Dwight Moody believed that the support
which believers give one another was an affair of this world only. We Catholics
believe more. When we say in the Creed, “I believe in the communion of saints,”
we are acknowledging that the community which we entered through baptism
extends beyond this world. It includes the saints and our beloved dead. A
passage in the letter to the Hebrews expresses this belief. It comes at the
beginning of chapter 12. The preceding chapter recounts the great heroes of
faith in the Old Testament. The writer portrays them as spectators in an arena,
cheering on and encouraging us, who are still competing in the race which they
ran before us. Then come these words. I discovered them as a young teenager.

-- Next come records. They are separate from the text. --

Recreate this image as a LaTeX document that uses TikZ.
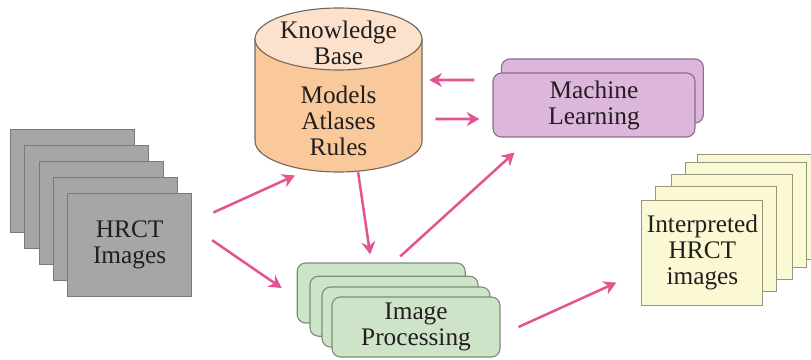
\documentclass[tikz,border=0pt]{standalone}
\usepackage{fontspec}
\setmainfont{Liberation Serif}
\usepackage{tikz}
\usetikzlibrary{arrows.meta, positioning, calc}
\definecolor{mytext}{RGB}{35,30,30}
\definecolor{mypink}{RGB}{226,84,146}
\definecolor{ctgray}{RGB}{166,166,166}
\definecolor{ctedge}{RGB}{122,122,122}
\definecolor{kbbody}{RGB}{249,201,156}
\definecolor{kbtop}{RGB}{252,226,204}
\definecolor{kbedge}{RGB}{118,104,92}
\definecolor{mlfill}{RGB}{220,182,220}
\definecolor{mledge}{RGB}{136,110,136}
\definecolor{ipfill}{RGB}{206,228,200}
\definecolor{ipedge}{RGB}{122,142,118}
\definecolor{infill}{RGB}{251,248,212}
\definecolor{inedge}{RGB}{150,150,128}
\tikzset{
  ctsheet/.style={rectangle, draw=ctedge, fill=ctgray,
    minimum width=3.1cm, minimum height=2.575cm, line width=0.8pt,
    text=mytext, align=center, font=\fontsize{18}{18.5}\selectfont},
  insheet/.style={rectangle, draw=inedge, fill=infill,
    minimum width=3.025cm, minimum height=2.625cm, line width=0.8pt,
    text=mytext, align=center, font=\fontsize{18}{18.5}\selectfont},
  mlbox/.style={rectangle, draw=mledge, fill=mlfill, rounded corners=6pt,
    minimum width=5.05cm, minimum height=1.6cm, line width=0.8pt,
    text=mytext, align=center, font=\fontsize{18}{18.5}\selectfont},
  ipbox/.style={rectangle, draw=ipedge, fill=ipfill, rounded corners=6pt,
    minimum width=4.2cm, minimum height=1.5cm, line width=0.8pt,
    text=mytext, align=center, font=\fontsize{18}{18.5}\selectfont},
  kbtext/.style={text=mytext, align=center, font=\fontsize{18}{18.5}\selectfont},
  arrow/.style={-{Stealth[length=9pt, width=10pt]}, line width=1.8pt, color=mypink}
}

\begin{document}
\begin{tikzpicture}
  \useasboundingbox (0,0) rectangle (20.275,8.975);

  % --- HRCT stack ---
  \node[ctsheet] (CT1) at (1.81,4.44) {};
  \node[ctsheet] (CT2) at (2.17,4.05) {};
  \node[ctsheet] (CT3) at (2.53,3.65) {};
  \node[ctsheet] (CT4) at (2.88,3.26) {};
  \node[ctsheet] (CT5) at (3.24,2.86) {HRCT\\Images};

  % --- Knowledge base cylinder ---
  \node[minimum width=4.175cm, minimum height=4.1cm, inner sep=0pt] (KB) at (8.4625,6.725) {};
  \draw[draw=kbedge, fill=kbbody, line width=0.8pt] (6.375,8.0) -- (6.375,5.45)
    arc[start angle=180, end angle=360, x radius=2.0875cm, y radius=0.775cm] -- (10.55,8.0) -- cycle;
  \draw[draw=kbedge, fill=kbtop, line width=0.8pt] (8.4625,8.0) ellipse [x radius=2.0875cm, y radius=0.775cm];
  \node[kbtext] (KBtop) at (8.4625,7.9) {Knowledge\\Base};
  \node[kbtext] (KBbody) at (8.4625,5.95) {Models\\Atlases\\Rules};

  % --- Machine learning ---
  \node[mlbox] (ML1) at (15.06,6.7) {};
  \node[mlbox] (ML2) at (14.85,6.35) {Machine\\Learning};

  % --- Image processing ---
  \node[ipbox] (IP1) at (9.53,1.65) {};
  \node[ipbox] (IP2) at (9.85,1.32) {};
  \node[ipbox] (IP3) at (10.15,1.05) {};
  \node[ipbox] (IP4) at (10.4,0.8) {Image\\Processing};

  % --- Interpreted stack ---
  \node[insheet] (IN1) at (18.94,3.81) {};
  \node[insheet] (IN2) at (18.64,3.59) {};
  \node[insheet] (IN3) at (18.31,3.29) {};
  \node[insheet] (IN4) at (17.89,3.01) {};
  \node[insheet] (IN5) at (17.56,2.66) {Interpreted\\HRCT\\images};

  % --- Arrows ---
  \draw[arrow] ([xshift=0.53cm, yshift=-0.5cm]CT5.north east) -- ([xshift=-1.09cm, yshift=-0.08cm]KB.south);
  \draw[arrow] ([xshift=0.5cm, yshift=0.11cm]CT5.east) -- ([xshift=-0.375cm, yshift=0.125cm]IP1.west);
  \draw[arrow] ([xshift=0.49cm]KB.south) -- ([xshift=-0.275cm, yshift=0.2cm]IP1.north);
  \draw[arrow] ([xshift=0.475cm, yshift=0.15cm]IP1.north) -- ([xshift=0.55cm, yshift=-0.375cm]ML2.south west);
  \draw[arrow] ([xshift=0.45cm]IP4.east) -- ([xshift=-0.625cm, yshift=0.575cm]IN5.south west);
  \draw[arrow] ([xshift=-0.45cm, yshift=0.625cm]ML2.west) -- ([xshift=0.175cm, yshift=0.25cm]KB.east);
  \draw[arrow] ([xshift=0.325cm, yshift=-0.725cm]KB.east) -- ([xshift=-0.325cm, yshift=-0.35cm]ML2.west);
\end{tikzpicture}
\end{document}
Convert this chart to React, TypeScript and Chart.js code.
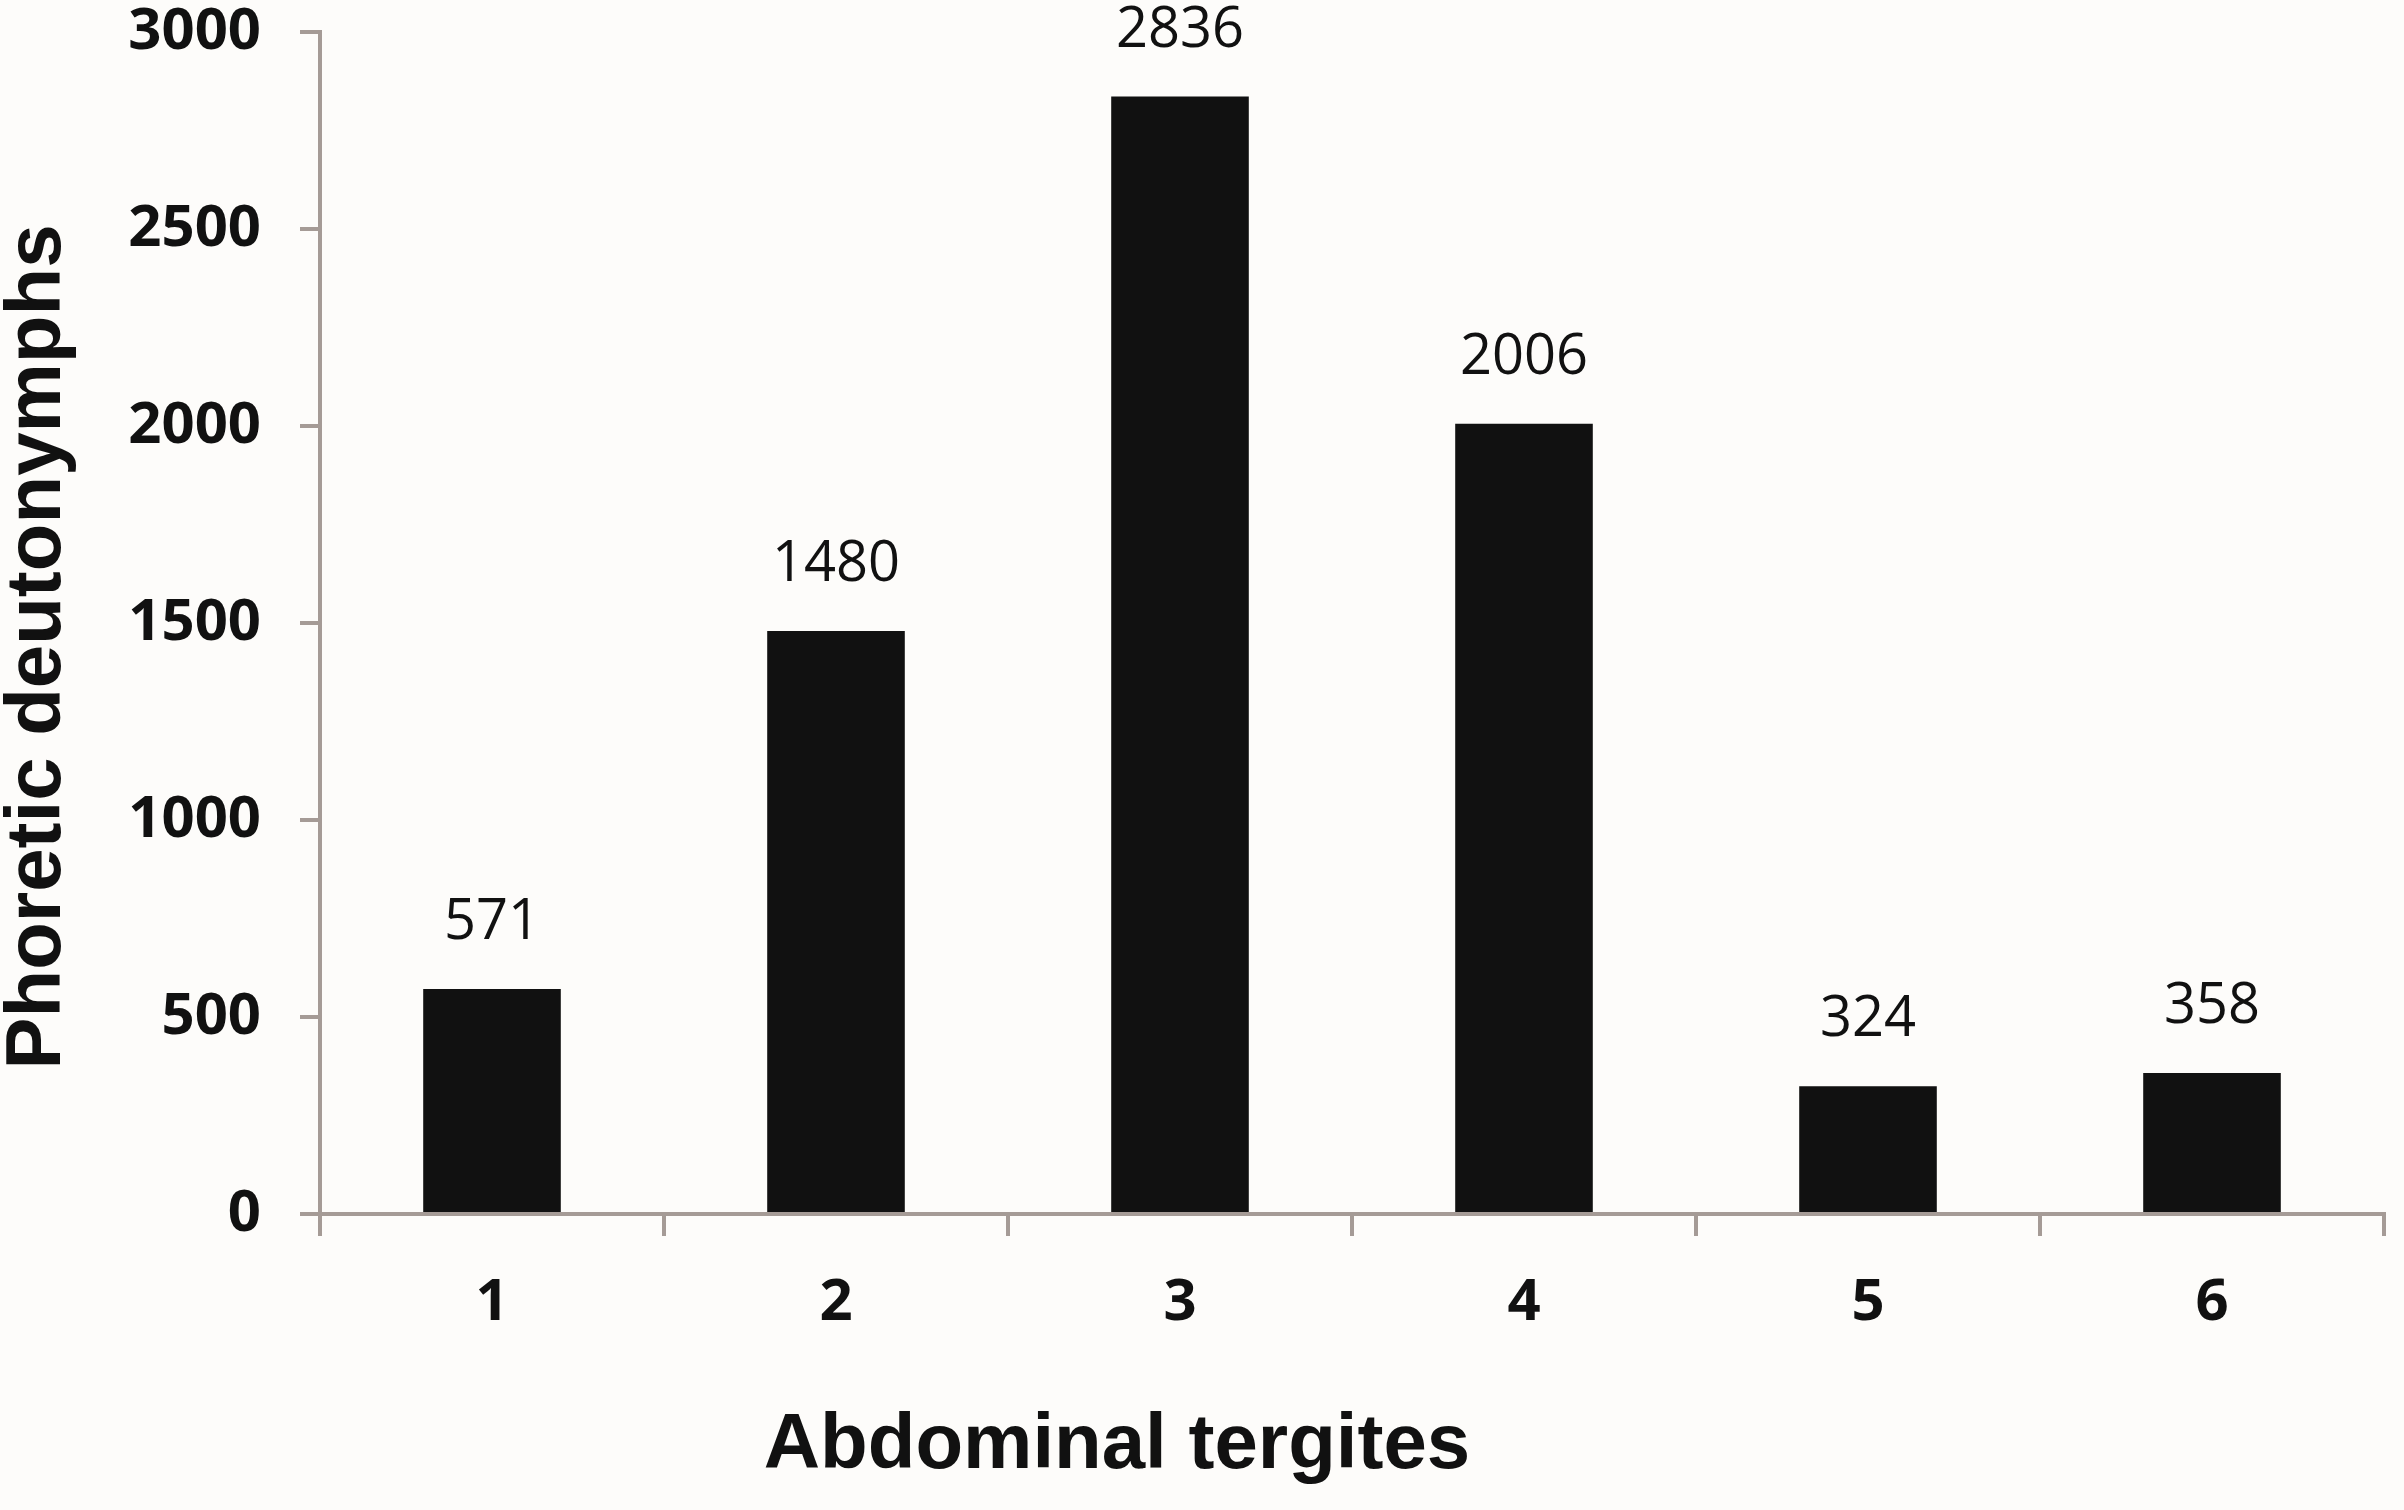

They thrilled me then. They thrill me still:
“Seeing then that we are surrounded by
so great a cloud of witnesses, let us lay aside every weight, and the sin which
clings so close, and let us run with perseverance the race that is set before
us, looking to Jesus, the beginning and end of our faith, who for the joy that
was set before him endured the cross, despising its shame, and is set down at
the right hand of the throne of God.”